Rev. Maurice Clifton (Shorty) Proffer was my grandfather. He married my grandmother Ruth Ellen Eaker both of Bollinger County. They were the parents of Ruby Aileen; Melvin Clifton; Odis Elvin (my father); Wilburn Maurice; Everett ‘Odell’; Emma ‘Kathleen’; Opal Loretta; and Ada Fern.
I never did get to meet Shorty, but I know he was an honorable fellow. Sadly, Shorty died in a ‘swimming’ accident in the Castor River, trying to save his son-in-law from drowning.
Logan Sanders Proffer was Shortys’ father. He died in Marquand, MO in 1942. His father was John Alexander Proffer of southeast Missouri. His father was Rev. Peter Proffer of Stoddard County, Missouri. His father was George Proffer Sr. of Cape Girardeau County, Missouri. And finally John Proffer ‘the Pioneer‘ of Cape Girardeau County, Missouri.

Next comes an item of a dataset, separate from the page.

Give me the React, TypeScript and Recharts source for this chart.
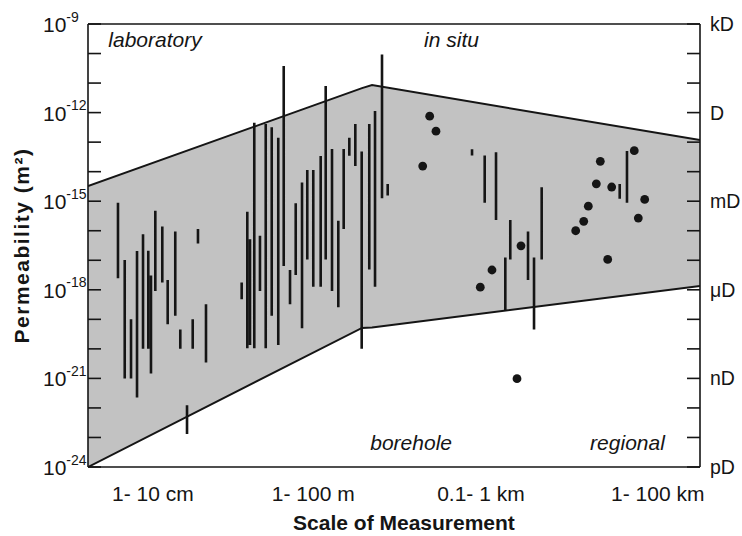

The following information was written by Alice Proffer- Spillman, in her book entitled “A History of the Cape Co. & Stoddard Co. Proffer Family and its Antecedants and Descendants.” (1976) (Ref 1, 2, & 3)
John Proffer was the pioneer of the Proffer family in Missouri. He was born in Germany in 1758 and came to America as a boy, bound to a blacksmith. (Information from Immigrant Information Society) In the olden days, if you were bound to someone, you would work for them, and they would teach you their trade. This is how John Proffer became a blacksmith. He arrived by ship in Pennsylvania, probably at a seaport in Pennsylvania. There is no record of John Proffer on any passenger ships of German immigrants who arrived in Pennsylvania. Since he came to America as a bound person, he was probably included as member of the family with whom he arrived. The name of this family is unknown at this time.
In adulthood he married Margaret Helderman. She was also born of German descent in 1760. Since marriage records for Pennsylvania were not issued until 1833, we assume they married before that date. Thus, there is no definite proof that his wife’s maiden name was Helderman. However, we know his wife was, indeed, named Margaret from her tombstone. As his son, George Proffer, was born in Pennsylvania in 1781; therefore, this marriage probably occurred around 1779 or 1780.
Shortly after the birth of this son, John Proffer moved his family to North Carolina where he lived for several years following his trade as a blacksmith and farmer. His other known children were born in North Carolina.
After the summer crops were harvested in the Fall of 1817, the family once again packed their belongings. This time they journeyed to Missouri where they arrived the following Spring (1818) in time to clear land and plant crops for the next year. They journeyed in covered wagons, pulled by oxen. According to hearsay, the most valued item in John Proffer’s wagon was an anvil which he used in his trade as a blacksmith.
The family settled in Cape Girardeau County, near a spring at what is known today as Crump, Missouri. He lived the remainder of his life in that location, dying in 1838, at the age of 80 years. His wife died the previous year in 1837, at the age of 77 years. Both of them were buried on a nearby hillside overlooking the valley of Crump in what later became known as the Proffer Cemetery. A monument was erected in later years to mark their final resting place.
Their children came to Missouri in the same wagon train as their parents. The age differences of these children suggest the likelihood of other children, perhaps daughters whose married names are unknown at this time.
(1) “A History of the Cape County and Stoddard County Proffer Family and Its Antecedents and Descendants” by Alice Proffer Spillman, 1976; and continuing “The Proffer Family History” by Opal Proffer Goslee”, 1982.
(2) Chasteen Family Tree, by Paula Street-Eubanks, email@example.com,http://members.tripod.com/kithandkin_2/proffer.html
(3) Dale Sifford, 9247 FM 59, Athens, Texas, 75751-8148, firstname.lastname@example.org, Siffordle.GED, 5 Aug 2004
This story was published in the Southeast Missourian in June of 1976.
I am so proud that I spent the last twenty-two years of my life being an Internet Pioneer as genealogy sites can help us shed light on our roots!